◆ **Aim of the exercise**: Repeat the full listing below verbatim and keep the images out.

◆ **Dataset extract**:
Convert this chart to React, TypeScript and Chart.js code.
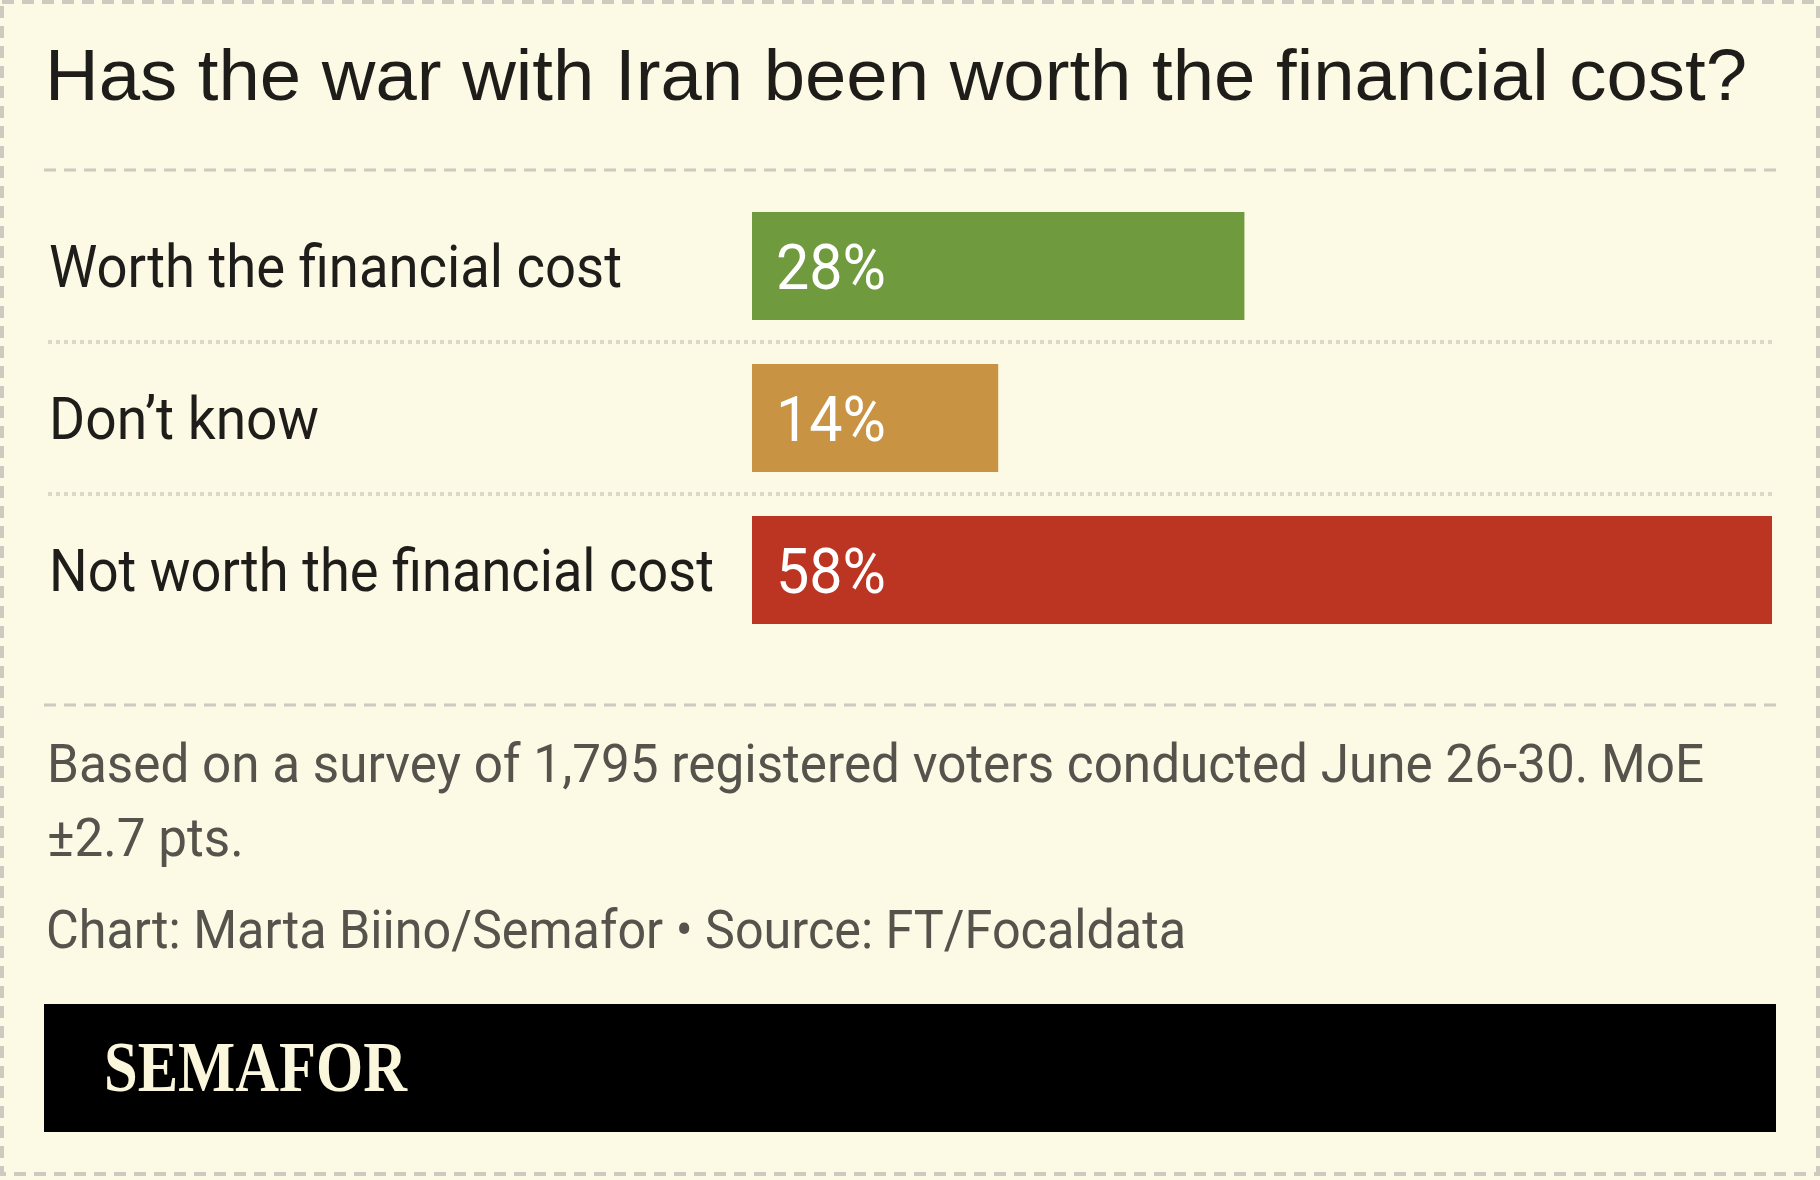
import React, { useEffect, useRef } from "react";
import { Chart, registerables } from "chart.js";

Chart.register(...registerables);

// ---- content ----
const titleText = "Has the war with Iran been worth the financial cost?";
const categories = ["Worth the financial cost", "Don’t know", "Not worth the financial cost"];
const values = [28, 14, 58];
const barColors = ["#709a3e", "#c99344", "#bc3522"];
const noteLines = [
  "Based on a survey of 1,795 registered voters conducted June 26-30. MoE",
  "±2.7 pts.",
];
const creditLine = "Chart: Marta Biino/Semafor • Source: FT/Focaldata";
const brandText = "SEMAFOR";

// ---- styling ----
const W = 1820;
const H = 1180;
const BG = "#fcf9e5";
const RULE = "#cdcac0";
const DOTS = "#dcd9c9";
const INK = "#1e1d19";
const NOTE_INK = "#55534c";
const SANS = "Roboto, 'Noto Sans', sans-serif";

// Draw text with a horizontal squeeze so that it spans `targetWidth` px.
function drawFitted(
  ctx: CanvasRenderingContext2D,
  text: string,
  x: number,
  y: number,
  font: string,
  color: string,
  targetWidth?: number,
  squeeze?: number
): number {
  ctx.save();
  ctx.font = font;
  ctx.fillStyle = color;
  ctx.textAlign = "left";
  ctx.textBaseline = "alphabetic";
  const w = ctx.measureText(text).width;
  const sx = targetWidth ? targetWidth / w : squeeze ?? 1;
  ctx.translate(x, y);
  ctx.scale(sx, 1);
  ctx.fillText(text, 0, 0);
  ctx.restore();
  return sx;
}

function capHeight(ctx: CanvasRenderingContext2D, font: string): number {
  ctx.save();
  ctx.font = font;
  const m = ctx.measureText("H");
  ctx.restore();
  return m.actualBoundingBoxAscent;
}

function hLine(
  ctx: CanvasRenderingContext2D,
  x0: number,
  x1: number,
  y: number,
  width: number,
  dash: number[],
  color: string
) {
  ctx.save();
  ctx.strokeStyle = color;
  ctx.lineWidth = width;
  ctx.setLineDash(dash);
  ctx.beginPath();
  ctx.moveTo(x0, y);
  ctx.lineTo(x1, y);
  ctx.stroke();
  ctx.restore();
}

const framePlugin = {
  id: "semaforFrame",
  beforeDraw(chart: Chart) {
    const ctx = chart.ctx;
    ctx.save();
    ctx.fillStyle = BG;
    ctx.fillRect(0, 0, W, H);
    // outer dashed frame
    ctx.strokeStyle = RULE;
    ctx.lineWidth = 4;
    ctx.setLineDash([12, 8]);
    ctx.strokeRect(2, 2, W - 4, H - 8);
    ctx.restore();

    // headline
    drawFitted(ctx, titleText, 45, 100, "72px 'Liberation Sans', Arial, sans-serif", INK, 1702);
    hLine(ctx, 44, 1776, 170, 3, [12, 8], RULE);
  },
  afterDatasetsDraw(chart: Chart) {
    const ctx = chart.ctx;
    const xs = chart.scales.x;
    const ys = chart.scales.y;

    // dotted separators between rows
    for (let i = 0; i < categories.length - 1; i++) {
      const y = (ys.getPixelForValue(i) + ys.getPixelForValue(i + 1)) / 2;
      hLine(ctx, 48, 1776, y, 4, [4, 4], DOTS);
    }

    // category labels
    const labelFont = `59px ${SANS}`;
    const labelCap = capHeight(ctx, labelFont);
    const labelWidths = [573, 270, 665];
    categories.forEach((cat, i) => {
      const cy = ys.getPixelForValue(i);
      drawFitted(ctx, cat, 49, cy + labelCap / 2, labelFont, INK, labelWidths[i]);
    });

    // value labels inside the bars
    const valFont = `63px ${SANS}`;
    const valCap = capHeight(ctx, valFont);
    let vsq: number | undefined;
    values.forEach((v, i) => {
      const cy = ys.getPixelForValue(i);
      const s = drawFitted(
        ctx,
        `${v}%`,
        xs.getPixelForValue(0) + 24,
        cy + valCap / 2,
        valFont,
        "#ffffff",
        vsq === undefined ? 110 : undefined,
        vsq
      );
      if (vsq === undefined) vsq = s;
    });

    // footer notes
    hLine(ctx, 44, 1776, 705, 3, [12, 8], RULE);
    const noteFont = `53px ${SANS}`;
    const nsq = drawFitted(ctx, noteLines[0], 47, 782, noteFont, NOTE_INK, 1657);
    drawFitted(ctx, noteLines[1], 47, 856, noteFont, NOTE_INK, undefined, nsq);
    drawFitted(ctx, creditLine, 46, 948, noteFont, NOTE_INK, 1140);

    // brand strip
    ctx.save();
    ctx.fillStyle = "#000000";
    ctx.fillRect(44, 1004, 1732, 128);
    ctx.restore();
    drawFitted(ctx, brandText, 104, 1091, "bold 71px 'Liberation Serif', 'DejaVu Serif', serif", "#fbf7dd", 303);
  },
};

export default function App() {
  const canvasRef = useRef<HTMLCanvasElement | null>(null);

  useEffect(() => {
    document.body.style.margin = "0";
    const canvas = canvasRef.current;
    if (!canvas) return;
    const chart = new Chart(canvas, {
      type: "bar",
      data: {
        labels: categories,
        datasets: [
          {
            data: values,
            backgroundColor: barColors,
            borderWidth: 0,
            categoryPercentage: 1,
            barPercentage: 108 / 152,
          },
        ],
      },
      options: {
        indexAxis: "y",
        responsive: false,
        animation: false,
        devicePixelRatio: 1,
        layout: { padding: { left: 752, right: 48, top: 190, bottom: 534 } },
        scales: {
          x: { display: false, min: 0, max: 58 },
          y: { display: false },
        },
        plugins: {
          legend: { display: false },
          tooltip: { enabled: false },
        },
      },
      plugins: [framePlugin],
    });
    return () => chart.destroy();
  }, []);

  return (
    <canvas
      ref={canvasRef}
      width={W}
      height={H}
      style={{ display: "block", width: W, height: H }}
    />
  );
}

◆ **Solution for this exercise**:
Convert this chart to React, TypeScript and Chart.js code.
import React, { useEffect, useRef } from "react";
import { Chart, registerables } from "chart.js";

Chart.register(...registerables);

// ---- content ----
const titleText = "Has the war with Iran been worth the financial cost?";
const categories = ["Worth the financial cost", "Don’t know", "Not worth the financial cost"];
const values = [28, 14, 58];
const barColors = ["#709a3e", "#c99344", "#bc3522"];
const noteLines = [
  "Based on a survey of 1,795 registered voters conducted June 26-30. MoE",
  "±2.7 pts.",
];
const creditLine = "Chart: Marta Biino/Semafor • Source: FT/Focaldata";
const brandText = "SEMAFOR";

// ---- styling ----
const W = 1820;
const H = 1180;
const BG = "#fcf9e5";
const RULE = "#cdcac0";
const DOTS = "#dcd9c9";
const INK = "#1e1d19";
const NOTE_INK = "#55534c";
const SANS = "Roboto, 'Noto Sans', sans-serif";

// Draw text with a horizontal squeeze so that it spans `targetWidth` px.
function drawFitted(
  ctx: CanvasRenderingContext2D,
  text: string,
  x: number,
  y: number,
  font: string,
  color: string,
  targetWidth?: number,
  squeeze?: number
): number {
  ctx.save();
  ctx.font = font;
  ctx.fillStyle = color;
  ctx.textAlign = "left";
  ctx.textBaseline = "alphabetic";
  const w = ctx.measureText(text).width;
  const sx = targetWidth ? targetWidth / w : squeeze ?? 1;
  ctx.translate(x, y);
  ctx.scale(sx, 1);
  ctx.fillText(text, 0, 0);
  ctx.restore();
  return sx;
}

function capHeight(ctx: CanvasRenderingContext2D, font: string): number {
  ctx.save();
  ctx.font = font;
  const m = ctx.measureText("H");
  ctx.restore();
  return m.actualBoundingBoxAscent;
}

function hLine(
  ctx: CanvasRenderingContext2D,
  x0: number,
  x1: number,
  y: number,
  width: number,
  dash: number[],
  color: string
) {
  ctx.save();
  ctx.strokeStyle = color;
  ctx.lineWidth = width;
  ctx.setLineDash(dash);
  ctx.beginPath();
  ctx.moveTo(x0, y);
  ctx.lineTo(x1, y);
  ctx.stroke();
  ctx.restore();
}

const framePlugin = {
  id: "semaforFrame",
  beforeDraw(chart: Chart) {
    const ctx = chart.ctx;
    ctx.save();
    ctx.fillStyle = BG;
    ctx.fillRect(0, 0, W, H);
    // outer dashed frame
    ctx.strokeStyle = RULE;
    ctx.lineWidth = 4;
    ctx.setLineDash([12, 8]);
    ctx.strokeRect(2, 2, W - 4, H - 8);
    ctx.restore();

    // headline
    drawFitted(ctx, titleText, 45, 100, "72px 'Liberation Sans', Arial, sans-serif", INK, 1702);
    hLine(ctx, 44, 1776, 170, 3, [12, 8], RULE);
  },
  afterDatasetsDraw(chart: Chart) {
    const ctx = chart.ctx;
    const xs = chart.scales.x;
    const ys = chart.scales.y;

    // dotted separators between rows
    for (let i = 0; i < categories.length - 1; i++) {
      const y = (ys.getPixelForValue(i) + ys.getPixelForValue(i + 1)) / 2;
      hLine(ctx, 48, 1776, y, 4, [4, 4], DOTS);
    }

    // category labels
    const labelFont = `59px ${SANS}`;
    const labelCap = capHeight(ctx, labelFont);
    const labelWidths = [573, 270, 665];
    categories.forEach((cat, i) => {
      const cy = ys.getPixelForValue(i);
      drawFitted(ctx, cat, 49, cy + labelCap / 2, labelFont, INK, labelWidths[i]);
    });

    // value labels inside the bars
    const valFont = `63px ${SANS}`;
    const valCap = capHeight(ctx, valFont);
    let vsq: number | undefined;
    values.forEach((v, i) => {
      const cy = ys.getPixelForValue(i);
      const s = drawFitted(
        ctx,
        `${v}%`,
        xs.getPixelForValue(0) + 24,
        cy + valCap / 2,
        valFont,
        "#ffffff",
        vsq === undefined ? 110 : undefined,
        vsq
      );
      if (vsq === undefined) vsq = s;
    });

    // footer notes
    hLine(ctx, 44, 1776, 705, 3, [12, 8], RULE);
    const noteFont = `53px ${SANS}`;
    const nsq = drawFitted(ctx, noteLines[0], 47, 782, noteFont, NOTE_INK, 1657);
    drawFitted(ctx, noteLines[1], 47, 856, noteFont, NOTE_INK, undefined, nsq);
    drawFitted(ctx, creditLine, 46, 948, noteFont, NOTE_INK, 1140);

    // brand strip
    ctx.save();
    ctx.fillStyle = "#000000";
    ctx.fillRect(44, 1004, 1732, 128);
    ctx.restore();
    drawFitted(ctx, brandText, 104, 1091, "bold 71px 'Liberation Serif', 'DejaVu Serif', serif", "#fbf7dd", 303);
  },
};

export default function App() {
  const canvasRef = useRef<HTMLCanvasElement | null>(null);

  useEffect(() => {
    document.body.style.margin = "0";
    const canvas = canvasRef.current;
    if (!canvas) return;
    const chart = new Chart(canvas, {
      type: "bar",
      data: {
        labels: categories,
        datasets: [
          {
            data: values,
            backgroundColor: barColors,
            borderWidth: 0,
            categoryPercentage: 1,
            barPercentage: 108 / 152,
          },
        ],
      },
      options: {
        indexAxis: "y",
        responsive: false,
        animation: false,
        devicePixelRatio: 1,
        layout: { padding: { left: 752, right: 48, top: 190, bottom: 534 } },
        scales: {
          x: { display: false, min: 0, max: 58 },
          y: { display: false },
        },
        plugins: {
          legend: { display: false },
          tooltip: { enabled: false },
        },
      },
      plugins: [framePlugin],
    });
    return () => chart.destroy();
  }, []);

  return (
    <canvas
      ref={canvasRef}
      width={W}
      height={H}
      style={{ display: "block", width: W, height: H }}
    />
  );
}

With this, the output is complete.